As a former Evangelical, I know anti-Marian arguments. But, having been a Catholic for nearly six years, I've been surprised to discover how much larger Mary looms in many Protestant minds than in Catholic ones. Maybe I'm languishing in a papally-induced spiritual blindness, but Jesus seems as big to me as ever. Only Mary has changed sizes since I "poped." She got a lot smaller and less threatening.

Since I became a Catholic she often, after directing me to her Son, has seemed to slip out of the room for long stretches, leaving me to talk with him while she busies herself with quietly praying for me or doing some other motherly task. She has been a most unobtrusive presence--endlessly loving and interceding, but not nearly as noisy about it as my Protestant upbringing would have led me to believe.

Yet how can this be? Books have "proven" that Catholics are obsessively fixated on our Lady to the exclusion of faith in Christ. They have shown that all we think about is the way in which Mary can save us from sin. They have demonstrated that I spend day and night obsequiously seeking to have her declared a fourth member of the Trinity.

Of course, there are benighted souls in my communion (Mother Teresa, say) whose summary of Marian devotion is: Love Jesus as Mary loves Jesus, love Mary as Jesus loves Mary. Such people seem to think that Mary is not a goddess but that she has a significant place in the drama of redemption. They regard her as remarkable in that her choice to love and obey the as-yet-unseen and unincarnate Messiah was the very key to the Incarnation.

They find a subtle difference between such faith (unbuttressed and unrehearsed) and the wobbly performance of Peter and Thomas. They attach some quirky meaning to the fact she was the first disciple to say "yes" to the incarnate God and that it was this "yes" and the love it expressed which was the basis of the first and deepest love relationship the Son of God ever experienced as man.

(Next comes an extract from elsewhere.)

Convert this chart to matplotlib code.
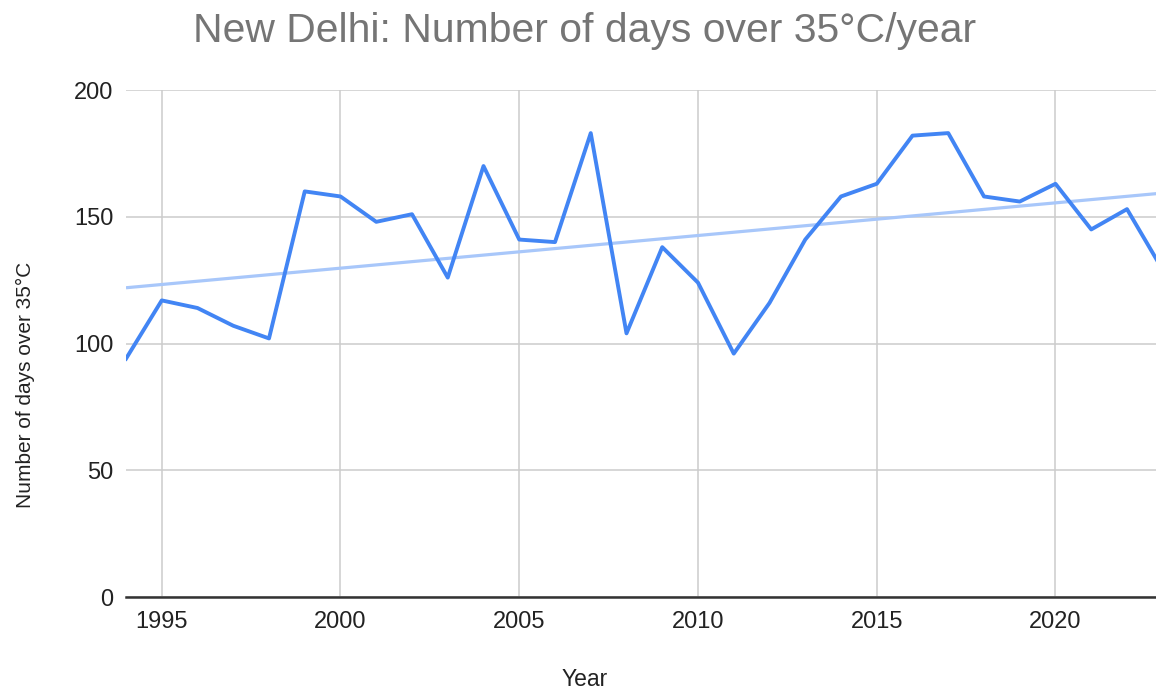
import matplotlib
matplotlib.use("Agg")
import matplotlib.pyplot as plt
import numpy as np

# Данные: число дней выше 35°C в Нью-Дели по годам
years = [1994, 1995, 1996, 1997, 1998, 1999, 2000, 2001, 2002, 2003,
         2004, 2005, 2006, 2007, 2008, 2009, 2010, 2011, 2012, 2013,
         2014, 2015, 2016, 2017, 2018, 2019, 2020, 2021, 2022, 2023]
days = [94, 117, 114, 107, 102, 160, 158, 148, 151, 126,
        170, 141, 140, 183, 104, 138, 124, 96, 116, 141,
        158, 163, 182, 183, 158, 156, 163, 145, 153, 129]
x_ticks = [1995, 2000, 2005, 2010, 2015, 2020]
y_ticks = [0, 50, 100, 150, 200]

plt.rcParams['font.family'] = ['Liberation Sans', 'DejaVu Sans']

fig = plt.figure(figsize=(11.56, 6.91), dpi=100)
ax = fig.add_axes([126 / 1156, 1 - 597 / 691, 1 - 126 / 1156, (597 - 90) / 691])

# Линейный тренд
coef = np.polyfit(years, days, 1)
xs = np.array([years[0], years[-1]])
ax.plot(xs, np.polyval(coef, xs), color='#a8c7fa', lw=2.3, zorder=2,
        solid_capstyle='butt')

ax.plot(years, days, color='#4285f4', lw=2.8, zorder=3)

ax.set_xlim(1994, 1994 + (1156 - 126) / 35.75)
ax.set_ylim(0, 200)
ax.set_xticks(x_ticks)
ax.set_yticks(y_ticks)
ax.grid(True, color='#cccccc', lw=1.1, zorder=0)
ax.set_axisbelow(True)
for s in ['top', 'right', 'left']:
    ax.spines[s].set_visible(False)
ax.spines['bottom'].set_color('#333333')
ax.spines['bottom'].set_linewidth(1.8)
ax.spines['bottom'].set_zorder(4)
ax.tick_params(length=0, labelsize=17, colors='#222222', pad=10)
ax.tick_params(axis='y', pad=9)

fig.text(0.506, 1 - 679 / 691, 'Year', ha='center', va='center',
         fontsize=16.5, color='#222222')
fig.text(25 / 1156, 1 - 385 / 691, 'Number of days over 35°C', rotation=90,
         ha='center', va='center', fontsize=15, color='#222222')
fig.text(585 / 1156, 1 - 31 / 691, 'New Delhi: Number of days over 35°C/year',
         ha='center', va='center', fontsize=29.4, color='#757575')

fig.savefig('out.png', dpi=100)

Such cultists seem to have this notion that her role in the life of the Church might extend beyond the physical fact of providing a uterine environment and three square meals a day to the Second Person of the Trinity--that she is something more than a disposable first stage in the Incarnation.

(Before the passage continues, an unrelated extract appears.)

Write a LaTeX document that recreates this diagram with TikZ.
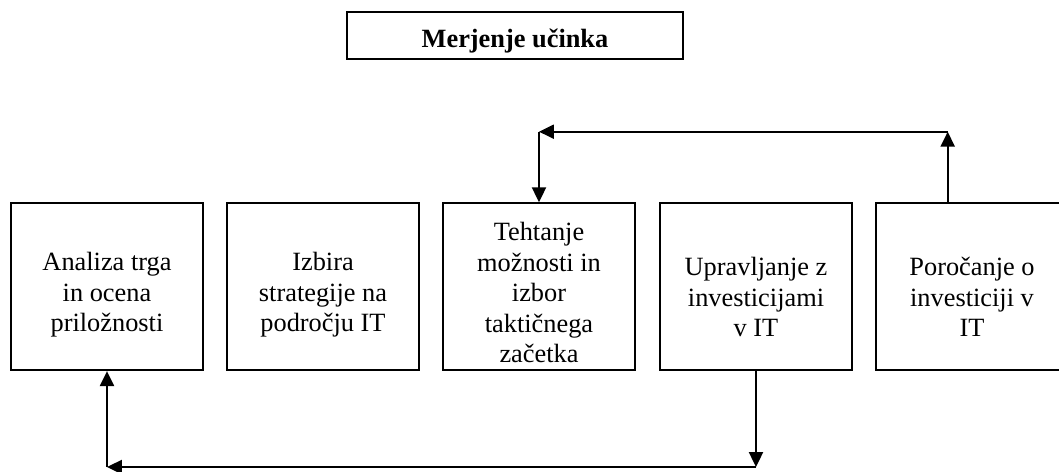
\documentclass[tikz,border=0pt]{standalone}
\usepackage{fontspec}
\setmainfont{Liberation Serif}
\usetikzlibrary{arrows.meta}
\tikzset{>={Triangle[length=8.5pt,width=8pt]}}
\tikzset{box/.style={draw, line width=1.1pt, minimum width=3.84cm, minimum height=3.34cm, inner sep=0pt},
  lbl/.style={anchor=north, align=center, inner sep=0pt, font=\fontsize{15pt}{17.4pt}\selectfont},
  link/.style={line width=1.1pt}}

\begin{document}
\begin{tikzpicture}[x=0.02cm, y=-0.02cm]
\useasboundingbox (0,0) rectangle (1059,471);
\clip (0,0) rectangle (1059,471);
\node[box, minimum width=6.72cm, minimum height=0.94cm] (naslov) at (515,35.5) {};
\node[anchor=base, inner sep=0pt, font=\fontsize{15pt}{17.4pt}\selectfont\bfseries] (naslovt) at (515,47.3) {Merjenje učinka};
\node[box] (b1) at (107,286.7) {};
\node[box] (b2) at (323,286.7) {};
\node[box] (b3) at (539,286.7) {};
\node[box] (b4) at (756,286.7) {};
\node[box] (b5) at (972,286.7) {};
\node[lbl] (t1) at (107,252) {Analiza trga\\in ocena\\priložnosti};
\node[lbl] (t2) at (323,252) {Izbira\\strategije na\\področju IT};
\node[lbl] (t3) at (539,222) {Tehtanje\\možnosti in\\izbor\\taktičnega\\začetka};
\node[lbl] (t4) at (756,257) {Upravljanje z\\investicijami\\v IT};
\node[lbl] (t5) at (972,257) {Poročanje o\\investiciji v\\IT};
\coordinate (z1) at (947.7,131.7);
\coordinate (z2) at (539,131.7);
\coordinate (s1) at (756,467);
\coordinate (s2) at (107,467);
\draw[link,->] (b5.north -| z1) -- (z1);
\draw[link,->] (z1) -- (z2);
\draw[link,->] (z2) -- (b3.north);
\draw[link,->] (b4.south) -- (s1);
\draw[link,->] (s1) -- (s2);
\draw[link,->] (s2) -- (b1.south);
\end{tikzpicture}
\end{document}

For some reason they hold the belief that Jesus, who obeyed the law perfectly, obeyed the command to love his mother in a way unique in human history and that imitating him might involve us in that love relationship too. They are bewitched with the fact the dying Jesus commanded the disciple he loved (that is, you and me) to have Mary as mother and that she was commanded to have the beloved disciple (that is, you and me) as her son.

These people suspect that as the risen Christ remains human forever, so he remains his mother's son forever. If she loves him, she just might love those who are in him as her own and pray they will love her son with all their heart, soul, mind, and strength. Likewise, if Jesus loves her in a unique way and we are to be like him . . . well, you can work that one out.